4) I am all for re-developing the seletar airbase area. Singapore is a land scarce small country. We cannot afford such "vestiges" for small residential purposes. It's just the realities that we Singaporeans have to face up to. Why should it be any different for foreigners? If you do not like living in a busy hectic concrete jungle like Singapore, then think twice before you come. It is the same for locals. Some Singaporeans do not like living in Singapore and prefer the lush greens and open spaces in other countries. For that, some would migrate to those countries. It would be ironic that they could actually have lived in similar surroundings in their very own country in Singapore only to have those homes taken up by foreigners from countries with large amounts of open spaces.
5) I wonder what happened to our racial quotas to maintain a nice spread of races living in harmony? There is clearly a strong concentration of expats in this nice place to live called Seletar Hills. Isn't that a time bomb waiting to explode also? Oh sorry I forgot, it's not a HDB estate. Expats don't deserve to live in HDB flats, only Singaporeans deserve that fate.
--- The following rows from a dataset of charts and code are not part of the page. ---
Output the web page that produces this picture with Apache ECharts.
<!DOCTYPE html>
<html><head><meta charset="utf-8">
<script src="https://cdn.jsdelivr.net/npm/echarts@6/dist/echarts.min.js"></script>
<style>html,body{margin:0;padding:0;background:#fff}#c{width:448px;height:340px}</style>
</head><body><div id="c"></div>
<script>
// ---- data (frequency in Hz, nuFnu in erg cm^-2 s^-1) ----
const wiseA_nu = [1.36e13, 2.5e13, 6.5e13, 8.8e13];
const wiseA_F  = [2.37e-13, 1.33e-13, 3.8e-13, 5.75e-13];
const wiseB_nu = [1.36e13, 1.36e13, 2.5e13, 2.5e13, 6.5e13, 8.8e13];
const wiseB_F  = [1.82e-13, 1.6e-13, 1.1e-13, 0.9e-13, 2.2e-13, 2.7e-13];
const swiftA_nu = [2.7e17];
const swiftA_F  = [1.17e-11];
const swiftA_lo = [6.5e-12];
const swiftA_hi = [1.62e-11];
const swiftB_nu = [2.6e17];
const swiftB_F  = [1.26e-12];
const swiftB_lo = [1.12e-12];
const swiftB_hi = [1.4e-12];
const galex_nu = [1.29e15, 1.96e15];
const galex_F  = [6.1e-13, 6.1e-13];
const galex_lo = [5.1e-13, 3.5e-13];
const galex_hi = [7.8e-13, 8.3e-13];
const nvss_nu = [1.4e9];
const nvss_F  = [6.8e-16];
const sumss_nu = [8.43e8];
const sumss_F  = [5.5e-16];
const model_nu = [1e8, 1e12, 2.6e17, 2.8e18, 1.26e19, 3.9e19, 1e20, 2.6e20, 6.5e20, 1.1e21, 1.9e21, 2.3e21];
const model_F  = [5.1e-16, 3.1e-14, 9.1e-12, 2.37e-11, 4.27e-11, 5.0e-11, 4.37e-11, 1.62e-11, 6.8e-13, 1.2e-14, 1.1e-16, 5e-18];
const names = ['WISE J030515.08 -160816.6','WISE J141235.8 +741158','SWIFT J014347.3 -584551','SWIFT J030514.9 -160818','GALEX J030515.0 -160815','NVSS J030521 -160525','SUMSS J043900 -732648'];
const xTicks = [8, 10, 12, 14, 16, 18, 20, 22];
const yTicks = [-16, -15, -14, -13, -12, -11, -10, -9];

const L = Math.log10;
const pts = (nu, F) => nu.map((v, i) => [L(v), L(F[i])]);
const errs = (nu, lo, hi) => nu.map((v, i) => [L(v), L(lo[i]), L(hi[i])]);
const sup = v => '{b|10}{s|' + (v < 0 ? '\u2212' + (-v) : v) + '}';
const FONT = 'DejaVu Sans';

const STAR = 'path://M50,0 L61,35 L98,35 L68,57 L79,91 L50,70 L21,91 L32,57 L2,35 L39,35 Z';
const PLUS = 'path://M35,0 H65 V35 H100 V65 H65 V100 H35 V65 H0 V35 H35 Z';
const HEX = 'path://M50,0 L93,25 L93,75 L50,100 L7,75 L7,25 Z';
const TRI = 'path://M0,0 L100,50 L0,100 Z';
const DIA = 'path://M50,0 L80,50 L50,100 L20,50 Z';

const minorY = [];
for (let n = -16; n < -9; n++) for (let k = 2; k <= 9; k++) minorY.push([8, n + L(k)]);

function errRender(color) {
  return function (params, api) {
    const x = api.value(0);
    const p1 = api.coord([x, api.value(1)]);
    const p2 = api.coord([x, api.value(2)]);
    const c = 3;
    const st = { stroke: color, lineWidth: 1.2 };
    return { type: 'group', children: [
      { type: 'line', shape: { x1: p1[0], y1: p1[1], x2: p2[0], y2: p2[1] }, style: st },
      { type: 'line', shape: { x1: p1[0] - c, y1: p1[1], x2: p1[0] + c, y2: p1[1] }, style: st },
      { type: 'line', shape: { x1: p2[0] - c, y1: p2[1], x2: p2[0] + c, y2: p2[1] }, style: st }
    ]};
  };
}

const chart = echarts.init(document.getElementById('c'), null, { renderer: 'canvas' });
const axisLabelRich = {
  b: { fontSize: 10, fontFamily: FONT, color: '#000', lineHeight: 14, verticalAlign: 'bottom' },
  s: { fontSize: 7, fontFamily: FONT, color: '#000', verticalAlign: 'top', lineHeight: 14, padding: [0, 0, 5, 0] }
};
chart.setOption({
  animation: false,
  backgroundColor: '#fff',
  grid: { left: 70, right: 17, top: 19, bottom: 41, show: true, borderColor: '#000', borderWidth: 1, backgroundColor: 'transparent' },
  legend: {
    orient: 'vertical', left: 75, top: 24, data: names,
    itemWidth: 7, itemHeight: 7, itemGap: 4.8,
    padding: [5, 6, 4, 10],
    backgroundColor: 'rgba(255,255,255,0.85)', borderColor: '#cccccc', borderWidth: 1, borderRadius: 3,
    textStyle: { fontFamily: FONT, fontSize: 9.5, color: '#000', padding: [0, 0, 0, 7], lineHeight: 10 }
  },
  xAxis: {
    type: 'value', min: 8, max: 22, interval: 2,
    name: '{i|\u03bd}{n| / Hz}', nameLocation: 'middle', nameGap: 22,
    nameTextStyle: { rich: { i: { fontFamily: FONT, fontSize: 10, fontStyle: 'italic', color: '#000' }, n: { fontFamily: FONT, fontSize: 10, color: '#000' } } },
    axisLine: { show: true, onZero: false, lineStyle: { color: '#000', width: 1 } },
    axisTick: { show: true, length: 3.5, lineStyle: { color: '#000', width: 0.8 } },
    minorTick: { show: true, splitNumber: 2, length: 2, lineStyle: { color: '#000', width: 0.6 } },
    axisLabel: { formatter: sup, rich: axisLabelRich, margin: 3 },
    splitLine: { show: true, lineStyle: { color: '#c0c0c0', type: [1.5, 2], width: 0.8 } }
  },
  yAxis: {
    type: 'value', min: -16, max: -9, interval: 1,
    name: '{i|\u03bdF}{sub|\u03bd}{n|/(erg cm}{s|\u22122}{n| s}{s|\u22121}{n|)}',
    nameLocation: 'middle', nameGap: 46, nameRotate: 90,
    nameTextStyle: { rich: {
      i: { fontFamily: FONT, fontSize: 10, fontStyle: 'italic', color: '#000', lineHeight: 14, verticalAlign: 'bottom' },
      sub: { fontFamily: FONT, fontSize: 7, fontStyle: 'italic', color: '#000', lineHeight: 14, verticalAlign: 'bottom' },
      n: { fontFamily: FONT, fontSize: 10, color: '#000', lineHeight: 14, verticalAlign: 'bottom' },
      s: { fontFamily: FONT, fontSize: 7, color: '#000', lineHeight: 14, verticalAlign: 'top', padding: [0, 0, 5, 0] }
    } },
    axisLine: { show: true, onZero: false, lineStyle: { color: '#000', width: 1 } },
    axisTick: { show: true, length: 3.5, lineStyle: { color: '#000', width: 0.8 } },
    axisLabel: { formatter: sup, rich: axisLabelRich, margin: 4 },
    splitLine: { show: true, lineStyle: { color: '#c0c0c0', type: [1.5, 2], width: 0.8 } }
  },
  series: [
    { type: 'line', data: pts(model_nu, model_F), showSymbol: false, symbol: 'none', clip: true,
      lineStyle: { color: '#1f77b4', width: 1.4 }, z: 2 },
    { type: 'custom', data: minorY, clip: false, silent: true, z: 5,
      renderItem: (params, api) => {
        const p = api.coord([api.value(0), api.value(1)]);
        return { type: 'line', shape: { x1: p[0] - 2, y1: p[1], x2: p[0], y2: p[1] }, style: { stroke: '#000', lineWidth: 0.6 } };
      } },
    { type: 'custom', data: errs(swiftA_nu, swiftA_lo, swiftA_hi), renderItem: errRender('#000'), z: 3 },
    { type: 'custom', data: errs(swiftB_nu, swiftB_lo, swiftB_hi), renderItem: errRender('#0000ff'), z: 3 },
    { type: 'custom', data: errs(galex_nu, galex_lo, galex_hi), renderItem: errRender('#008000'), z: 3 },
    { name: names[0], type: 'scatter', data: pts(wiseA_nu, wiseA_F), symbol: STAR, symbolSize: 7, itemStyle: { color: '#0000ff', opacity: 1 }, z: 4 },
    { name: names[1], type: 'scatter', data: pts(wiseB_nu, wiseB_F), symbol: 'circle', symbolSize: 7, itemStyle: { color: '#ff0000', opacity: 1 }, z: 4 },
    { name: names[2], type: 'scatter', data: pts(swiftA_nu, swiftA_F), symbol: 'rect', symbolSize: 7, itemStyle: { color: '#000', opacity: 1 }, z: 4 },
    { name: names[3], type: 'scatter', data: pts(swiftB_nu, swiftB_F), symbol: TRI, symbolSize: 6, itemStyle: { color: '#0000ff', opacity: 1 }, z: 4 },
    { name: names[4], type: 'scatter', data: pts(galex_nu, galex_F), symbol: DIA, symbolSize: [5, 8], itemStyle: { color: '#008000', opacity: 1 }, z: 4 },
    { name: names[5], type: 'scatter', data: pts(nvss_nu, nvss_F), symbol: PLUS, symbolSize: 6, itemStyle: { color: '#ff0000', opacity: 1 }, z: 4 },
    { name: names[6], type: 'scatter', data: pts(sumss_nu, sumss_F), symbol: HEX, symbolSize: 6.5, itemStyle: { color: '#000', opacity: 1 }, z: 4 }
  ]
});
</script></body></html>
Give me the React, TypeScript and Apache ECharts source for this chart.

6) Lastly, I would not be surprised however if the Singapore government backs down and decides to leave Seletar Airbase as it is. I can almost picture some CEO of some big MNC calling our PM and say that if his Regional Manager is unhappy because his home is now next to a warehouse, he will pull his multi-billion dollar business out of Singapore and go to cheaper Malaysia! I wonder if Singapore would stand firm to such threats?